Your skills as an artist should include the technique of constructing a drawing to give the appearance of spatial dimension on a two-dimensional plane.
Perspective theory attempts to regulate the appearance of the natural world with a constructive formula that makes it easier to draw. Linear perspective was developed in the Renaissance by such great artists as Brunelleschi, Masaccio, Donatello and Uccello. To the human eye, all lines appear to converge on a vanishing point at the horizon, and we see distant objects as much smaller than things that are close to. We know, for example, that a row of telegraph poles stretching away from us along a road are all the same height, yet, from our point of view, those closest to us appear larger than those further away. If our view is distant enough, the poles eventually seem to disappear altogether on the horizon. Here, and overleaf, are two of the basic systems of perspective for you to look at.

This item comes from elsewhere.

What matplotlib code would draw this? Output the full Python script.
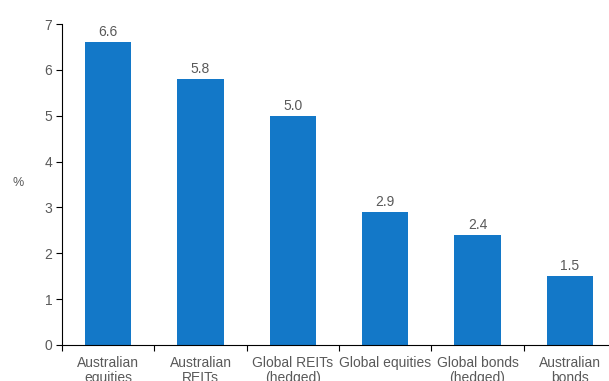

One-point perspective shows the apparent objects (blocks on the ground or in the air, and cylinders placed vertically or lying on the ground) with all the vertical poles diminishing in size as they proceed along the limiting lines of perspective towards a central vanishing point lying in the centre of the horizon. This creates an illusion, on the flat surface of a picture, of objects shrinking uniformly in scale as they recede in space and helps to convince us that we are looking at a genuine three-dimensional situation. Of course, these objects would have to be expertly drawn or painted to appear as convincing of their reality as a photograph.